Game of Thrones is not a cheap series to make. Far from it, with each episode being shot on locations and, even stranger, it has a huge CGI budget. And Dragons. Spoilers. Game of Thrones was HBO taking a chance, and boy were they rewarded for it, between that, and The Walking Dead, genre TV was given a chance with more money and a hell of a lot more risks. Now, you are more than likely wondering what happened to the Justice League mention earlier.
Enter The CW's Arrow.
I'll not mince words here, I'm not a fan of The Arrow. Season 1 I found dull and far to reminiscent of shows like The O.C., where characters kep doing annoying things in order to service the plot, rather than get development. Season 2 was an improvement, but Arrow keeps circling greatness, but more often than not throws it away again in order to have “drama”.
And seriously, if I have to hear anyone say “what don't I know?” in any show every again, I may actually immolate something. (I hear that season 4 has improved, so I'll give it a try at some point).
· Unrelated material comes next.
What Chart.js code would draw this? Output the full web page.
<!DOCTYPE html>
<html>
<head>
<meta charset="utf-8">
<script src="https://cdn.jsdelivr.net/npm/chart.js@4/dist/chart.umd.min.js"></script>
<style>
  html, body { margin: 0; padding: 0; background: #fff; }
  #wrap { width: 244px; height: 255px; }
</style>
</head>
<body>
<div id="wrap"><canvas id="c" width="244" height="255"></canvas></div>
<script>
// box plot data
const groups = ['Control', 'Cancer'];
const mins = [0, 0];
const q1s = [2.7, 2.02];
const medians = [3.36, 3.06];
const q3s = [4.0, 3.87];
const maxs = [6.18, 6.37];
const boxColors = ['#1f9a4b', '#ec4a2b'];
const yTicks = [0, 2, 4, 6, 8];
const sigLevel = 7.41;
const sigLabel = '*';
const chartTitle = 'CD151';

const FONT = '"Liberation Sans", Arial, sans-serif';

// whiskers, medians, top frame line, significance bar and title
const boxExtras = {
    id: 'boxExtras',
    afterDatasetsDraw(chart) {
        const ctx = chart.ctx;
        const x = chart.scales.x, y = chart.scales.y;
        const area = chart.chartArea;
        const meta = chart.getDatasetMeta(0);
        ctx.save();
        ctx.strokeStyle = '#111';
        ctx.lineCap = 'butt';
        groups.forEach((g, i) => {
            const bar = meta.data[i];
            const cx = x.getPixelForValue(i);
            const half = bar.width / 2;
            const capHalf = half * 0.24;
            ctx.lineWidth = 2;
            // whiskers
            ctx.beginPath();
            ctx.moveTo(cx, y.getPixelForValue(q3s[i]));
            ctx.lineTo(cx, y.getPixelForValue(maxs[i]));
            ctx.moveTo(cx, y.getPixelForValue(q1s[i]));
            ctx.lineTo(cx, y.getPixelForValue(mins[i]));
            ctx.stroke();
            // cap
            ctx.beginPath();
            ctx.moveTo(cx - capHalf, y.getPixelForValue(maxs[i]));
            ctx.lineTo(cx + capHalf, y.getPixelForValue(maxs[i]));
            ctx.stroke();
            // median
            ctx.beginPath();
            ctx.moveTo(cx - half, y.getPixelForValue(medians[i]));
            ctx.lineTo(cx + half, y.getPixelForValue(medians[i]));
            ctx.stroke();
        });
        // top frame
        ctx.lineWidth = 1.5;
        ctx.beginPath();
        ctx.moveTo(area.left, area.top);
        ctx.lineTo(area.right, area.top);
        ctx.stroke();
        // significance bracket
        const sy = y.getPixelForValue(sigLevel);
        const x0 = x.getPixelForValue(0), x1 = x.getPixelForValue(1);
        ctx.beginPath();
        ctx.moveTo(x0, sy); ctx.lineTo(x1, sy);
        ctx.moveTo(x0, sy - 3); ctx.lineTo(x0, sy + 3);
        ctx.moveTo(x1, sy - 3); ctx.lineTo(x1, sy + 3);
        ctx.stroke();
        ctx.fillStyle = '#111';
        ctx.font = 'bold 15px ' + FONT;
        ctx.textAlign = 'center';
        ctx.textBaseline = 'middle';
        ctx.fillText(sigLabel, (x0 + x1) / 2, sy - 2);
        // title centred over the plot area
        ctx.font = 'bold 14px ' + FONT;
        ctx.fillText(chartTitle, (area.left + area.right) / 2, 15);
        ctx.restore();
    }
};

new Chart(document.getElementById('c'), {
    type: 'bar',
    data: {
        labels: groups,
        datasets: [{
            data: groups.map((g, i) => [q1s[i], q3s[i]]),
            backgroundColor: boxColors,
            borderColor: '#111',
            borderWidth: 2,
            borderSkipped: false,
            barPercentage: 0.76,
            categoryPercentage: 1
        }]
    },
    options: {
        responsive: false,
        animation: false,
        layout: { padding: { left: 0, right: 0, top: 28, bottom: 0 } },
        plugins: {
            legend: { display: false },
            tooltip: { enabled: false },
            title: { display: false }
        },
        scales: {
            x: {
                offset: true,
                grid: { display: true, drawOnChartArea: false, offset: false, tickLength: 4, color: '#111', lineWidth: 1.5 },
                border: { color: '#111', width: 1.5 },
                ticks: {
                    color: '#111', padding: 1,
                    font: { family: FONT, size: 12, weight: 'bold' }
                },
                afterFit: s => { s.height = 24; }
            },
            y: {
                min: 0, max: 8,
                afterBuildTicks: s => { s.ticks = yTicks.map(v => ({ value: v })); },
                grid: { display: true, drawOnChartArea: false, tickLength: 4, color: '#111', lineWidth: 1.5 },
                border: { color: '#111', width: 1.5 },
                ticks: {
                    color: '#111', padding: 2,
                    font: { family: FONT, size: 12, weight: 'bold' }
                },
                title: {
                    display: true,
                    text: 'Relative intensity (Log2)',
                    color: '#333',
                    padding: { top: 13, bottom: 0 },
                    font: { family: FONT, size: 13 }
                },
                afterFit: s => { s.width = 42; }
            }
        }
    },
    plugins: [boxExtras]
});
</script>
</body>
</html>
However, what Arrow did was introduce a spin off how in The Flash. And boy, do I love The Flash. The Flash takes the concepts I mentioned earlier, and repackages them in a way that straddles the silliness of Lois and Clarke and the more gritty style that Arrow favours. As Season One went it's merry way, it became obvious that the showrunners were up to something, as certain references were dropped time and time again.
“Nooooo” Thinks I. “That can't be”. I was incorrect.
“Wait” I say out loud. “ They can't....” I was incorrect.
Slowly and surely, inch by inch, building the reveal over multiple episodes, The Flash shows its true colours, and in doing so, maps out a path that every other Superhero show needs to pay attention to.
The Flash brings out a fully CGI , telepathic, villainous Gorilla.
Gorilla Grodd appears and he is a utter monster.
Who would have thought it? On a TV budget, with TV sensibilities, The CW managed to get concept that could have been utterly ridiculed, and managed to make him a credible, honest threat. And he looked good! Smart choices were made to keep him credible, such as making his voice telepathic, which removed the uncanny valley moments that a giant talking ape would have created. The Flash was pulling no punches here, nothing is off limits.
Even so, what came next is amazing for it's sheer brass balls. Time passes and we flash (pun intended) forward to season 2 of The Flash. An episode called “The Fury of Firestorm”. It's a good episode, but in it's final 0 seconds, the unthinkable happens. Throughout the ep, they reference sightings of a “Man-Shark”, but y'know. It's The Flash. References are abound everywhere, so I'm still waiting for the moment they see that Gotham City has had a earthquake on the news. In the final 30 seconds of the ep, they pay off the reference beautifully.
An actual, live action King Shark.
I was alone and I shouted my praise to the heavens.
I am in no way under the impression that this will lead into a full blown King Shark episode, as while TV budgets have increased, they havn't increased THAT much.... But even so, seeing a character who lacks the main stream penetration of even a character like Grodd, on screen, in a live action tv series, looking that damn good, and having that much character....
Well played Flash. The gloves are off, and I have no idea what the future holds for this genre.
I hear that Agents of SH.I.E.L.D. Is beginning to bring in the Inhumans proper, and that Arrow is becoming more “comic-book” in the new season, but none of these things can bring the joy that seeing King Shark, and how this is a game changer. The general reaction has been incredibly positive, and this means nothing but good things for us who are fans of the genre. Hell, this has made me want to retry both S.H.I.E.L.D. and Arrow, and boy, does it make me excited for the future.